Consumer confidence has also dropped for a third month in a row as financial concerns build due to increasing inflation and interest rates and climbing covid rates, providing a cautious backdrop ahead of the peak season this year. Campaigns for Black Friday are ready and waiting, however will these be enough to draw the share of wallet this season?”

Strategy and Insight Director at IMRG, Andy Mulcahy commented “The potential for Christmas shopping to get underway early this year did not really materialise in October, but it is evident that retailers are certainly trying to get it moving in early November. Of the 317 retailers IMRG is tracking every day, 25 had their Black Friday campaigns live on Wednesday 3rd November versus only 14 on the same day in 2021.

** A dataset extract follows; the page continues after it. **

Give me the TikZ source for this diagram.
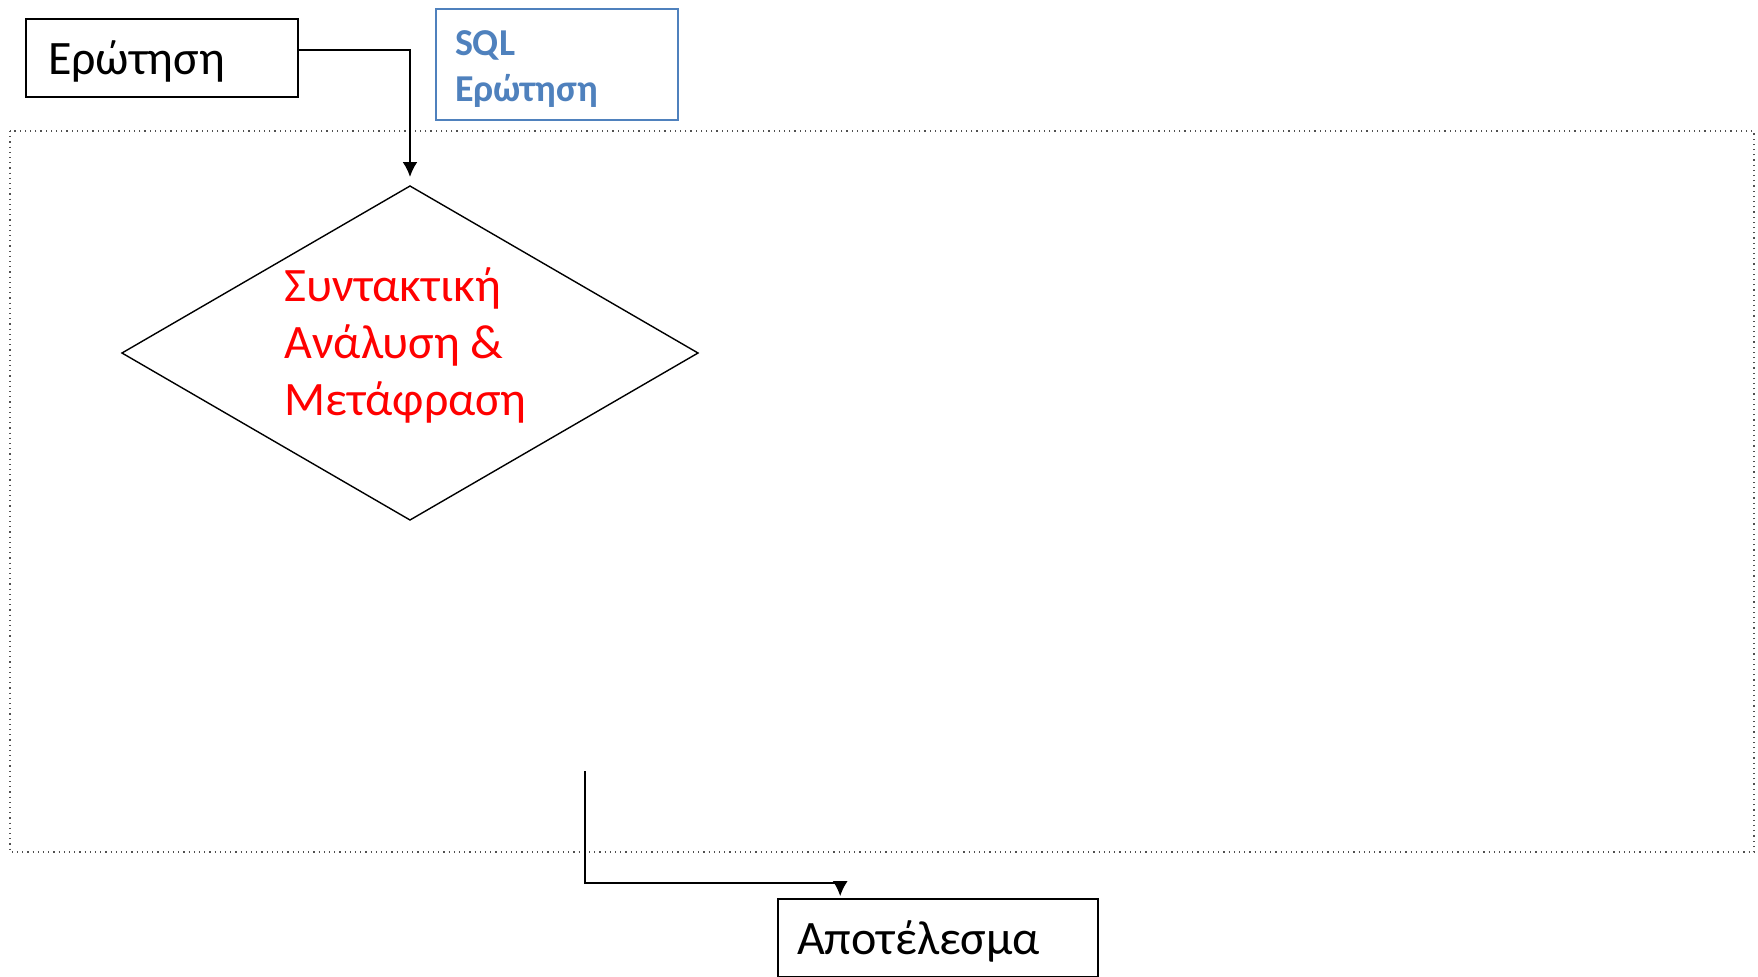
\documentclass[tikz,border=0pt]{standalone}
\usepackage{fontspec}
\setmainfont{Carlito}
\usetikzlibrary{arrows.meta,positioning,calc,shapes.geometric}
\definecolor{sqlblue}{RGB}{79,129,189}
\definecolor{framegray}{RGB}{80,80,80}
\tikzset{stagebox/.style={draw, line width=0.8pt, inner ysep=0pt, align=left, minimum height=39pt, text height=21pt, text depth=4.5pt, font=\fontsize{24}{29}\selectfont}}
\tikzset{arr/.style={draw, line width=1.1pt, -{Latex[length=7.5pt,width=7.5pt]}}}

\begin{document}
\begin{tikzpicture}[x=0.5pt,y=-0.5pt]
	\useasboundingbox (0,0) rectangle (1758,976);
	\draw[dotted, framegray, line width=0.6pt] (10,131) rectangle (1754,852);
	
	\node[stagebox, inner xsep=11pt, text width=114pt] (query) at (162,58){Ερώτηση};
	\node[draw=sqlblue, line width=0.7pt, text=sqlblue, align=left, inner xsep=9.5pt, inner ysep=0pt, text width=102pt, minimum height=55.5pt, font=\bfseries\fontsize{19}{23}\selectfont] (sql) at (557,64.5){\rule{0pt}{16.5pt}SQL\\Ερώτηση};
	
	\node[draw, diamond, line width=0.7pt, minimum width=288pt, minimum height=167pt, inner sep=0pt, outer sep=0pt] (parser) at (410,353){};
	\node[text=red, align=left, anchor=base west, inner sep=0pt, font=\fontsize{24}{28.5}\selectfont] (parsertext) at (284,415){Συντακτική\\Ανάλυση \&\\Μετάφραση};
	
	\node[stagebox, inner xsep=9.5pt, text width=141pt] (result) at (938,938){Αποτέλεσμα};
	
	\coordinate (exit) at (585,771);
	\coordinate (elbow) at (585,883);
	
	\draw[arr, shorten >=4.5pt] ([yshift=4pt]query.east) -| (parser.north);
	\draw[arr, shorten >=1pt] (exit) -- (elbow) -| ([xshift=31.5pt]result.north west);
\end{tikzpicture}
\end{document}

In terms of sales performance, it seems to be a mix at the moment, and this may be what characterises peak trading as some are better positioned with their stock levels than others. A poll IMRG ran of 50 retailers on 4th November found that half were seeing activity on their sites ‘below expectation’, while it was ‘above expectation’ for around a quarter. There could end up being quite a sharp divide between who does well and who does not this festive period.”

What's happening in the flower world

Whilst there is no hard statistical information for the florist sector - be it traditional bricks & mortar shops or on line players - it would seem that October was its traditionally quite time, but for many felt a LOT quieter given the huge volumes seen over the past 20 months.

Whilst the majority of florists we have spoken to are confident of a strong ... if last minute as always ... Christmas trading period, real life wreath workshops are selling fast with customers eager to get back to normal life but in some parts of the UK where tighter restrictions are either in place or likely to increase, florists are continuing to offer pre-packed kits and online tuition.

However dry goods supply is causing a big issue with many wholesalers reporting delays and shortages.

IS Sundries have emailed customers to say baskets will not arrive till mid December and Whittingtons on Covent Garden Market are still waiting for many of their Christmas lines to arrive whilst glassware is at a premium across the board.

Others, like Tom Brown, are taking on more storage space to accommodate higher stock holdings to make sure they can offer a full range for the upcoming peaks but obviously that is a big investment. Over in the States it's a similar story with cold glue and foam products now apparently like gold dust.

However on the container front some enterprising florists are offering a return and re-use idea whereby customers bring back their old containers - sometimes receiving a discount voucher for future purchases. Whilst it can result in some less than wonderful items it can also produce some gems and of course works within the whole recycle/re-use concept which is now very much on trend.

Flower prices continue to remain high and volumes low as big box companies scoop up production and even buy farms to ensure supply. With air freight at a premium this puts even greater pressure on the market, not helped by rising gas prices; increases that are making some growers in Holland and Poland seriously consider the viability of continuing production.

If they do pull out that will create yet more shortages and price rises so, as always, The Florist Magazine's advice is to;

  • monitor and review costs on a fortnightly basis to make sure you retain margin and profit

  • order early if you can get fixed prices - although we know not everyone is willing to offer these at the moment

  • keep your Christmas collections tight in terms of number and flower selection

  • keep up the marketing even if customers aren't biting just yet ... you want to be the order point when they do

  • make sure you have a clear substitution policy.

However as our Editor says, rather than putting a substitution policy in small type and being embarrassed about it, take ownership of it.

Make it big and bold and use it as a positive message that as a professional you will only use what is best for the customer and that to create the best experience you'd rather use something different than give a second rate service. Not only does it show you care but that you know what you're doing!